The Red Crystal: The Seven Secrets of Life is a role-playing video game for MS-DOS developed and published by Quantum Quality Productions in 1994.

Gameplay

Reception

Computer Gaming World in March 1994 described The Red Crystal as "Gauntlet gone amuck". A longer review in April 1994 criticized the game's many "pointless" random encounters, necessity to reroll for "demi-godlike" attributes and use "cowardly hit-and-run" combat tactics to survive, poor documentation, abruptly unwinnable moments, and other flaws. The magazine concluded "we can't believe that it says QQP on this game's box". Reviewing the game for PC Gamer US, Neil Randall wrote, "Despite some clumsy interface elements, Red Crystal is worthwhile.
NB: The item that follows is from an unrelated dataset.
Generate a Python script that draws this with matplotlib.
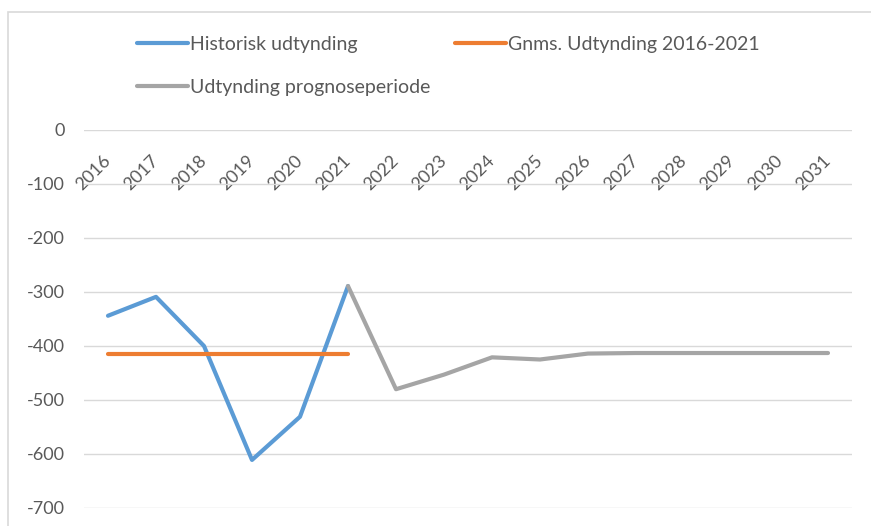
import matplotlib
matplotlib.use("Agg")
import matplotlib.pyplot as plt
from matplotlib.patches import Rectangle
import numpy as np

years = [str(y) for y in range(2016, 2032)]
hist_values = [-344, -309, -400, -611, -531, -289]          # 2016-2021
avg_value = -414                                              # 2016-2021 average
prog_values = [-289, -480, -453, -421, -425, -414, -413, -413, -413, -413, -413]  # 2021-2031
y_ticks = [0, -100, -200, -300, -400, -500, -600, -700]

plt.rcParams['font.family'] = ['Lato', 'DejaVu Sans']

W, H = 871, 526
fig = plt.figure(figsize=(W / 100, H / 100), dpi=100)
fig.patch.set_facecolor('white')

# chart border
fig.add_artist(Rectangle((8 / W, -0.05), 1.2, (H - 12) / H + 0.05,
                         transform=fig.transFigure, fill=False,
                         edgecolor='#d9d9d9', linewidth=1.2))

left, right, top, bottom = 84, 852, 130, 508
ax = fig.add_axes([left / W, (H - bottom) / H, (right - left) / W, (bottom - top) / H])

x = np.arange(len(years))
blue, orange, grey = '#5B9BD5', '#ED7D31', '#A5A5A5'
lw = 3.0

l1, = ax.plot(x[:len(hist_values)], hist_values, color=blue, lw=lw,
              solid_capstyle='round', solid_joinstyle='round', label='Historisk udtynding', zorder=3)
l2, = ax.plot(x[:len(hist_values)], [avg_value] * len(hist_values), color=orange, lw=lw,
              solid_capstyle='round', label='Gnms. Udtynding 2016-2021', zorder=4)
l3, = ax.plot(x[len(hist_values) - 1:], prog_values, color=grey, lw=lw,
              solid_capstyle='round', solid_joinstyle='round', label='Udtynding prognoseperiode', zorder=3)

ax.set_xlim(-0.5, len(years) - 0.5)
ax.set_ylim(-700, 0)
ax.set_yticks(y_ticks)
ax.set_yticklabels([str(v) for v in y_ticks])
ax.grid(axis='y', color='#d9d9d9', linewidth=1)
ax.set_axisbelow(True)
for s in ax.spines.values():
    s.set_visible(False)

ax.set_xticks(x)
ax.tick_params(axis='x', top=False, bottom=False, labeltop=True, labelbottom=False,
               length=0, pad=-20, colors='#595959', labelsize=13)
ax.set_xticklabels(years, rotation=45, ha='right', va='center', rotation_mode='anchor')
ax.tick_params(axis='y', length=0, pad=14, colors='#595959', labelsize=13)

fs = 14
fig.legend([l1, l3, l2], [l1.get_label(), l3.get_label(), l2.get_label()],
           ncol=2, loc='upper left', bbox_to_anchor=(137 / W, 1 - 36 / H),
           bbox_transform=fig.transFigure, frameon=False, fontsize=fs,
           handlelength=2.6, handletextpad=0.1, columnspacing=1.3,
           labelspacing=1.35, borderaxespad=0, borderpad=0, labelcolor='#595959')

fig.savefig('out.png', dpi=100, facecolor='white')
It's fast, fun, and refuses to take itself too seriously." PC Zone offered a negative review, concluding, "Don't ask your friends to play this if you want to keep them." Jörg Langer of Germany's PC Player summarized The Red Crystal as "a very bad game" and a "tragedy". He criticized its sound and found it "disappointing" from a technical angle, calling the collision detection and mouse control "amateurly programmed". Langer argued, "After no more than five minutes, an immense boredom sets in."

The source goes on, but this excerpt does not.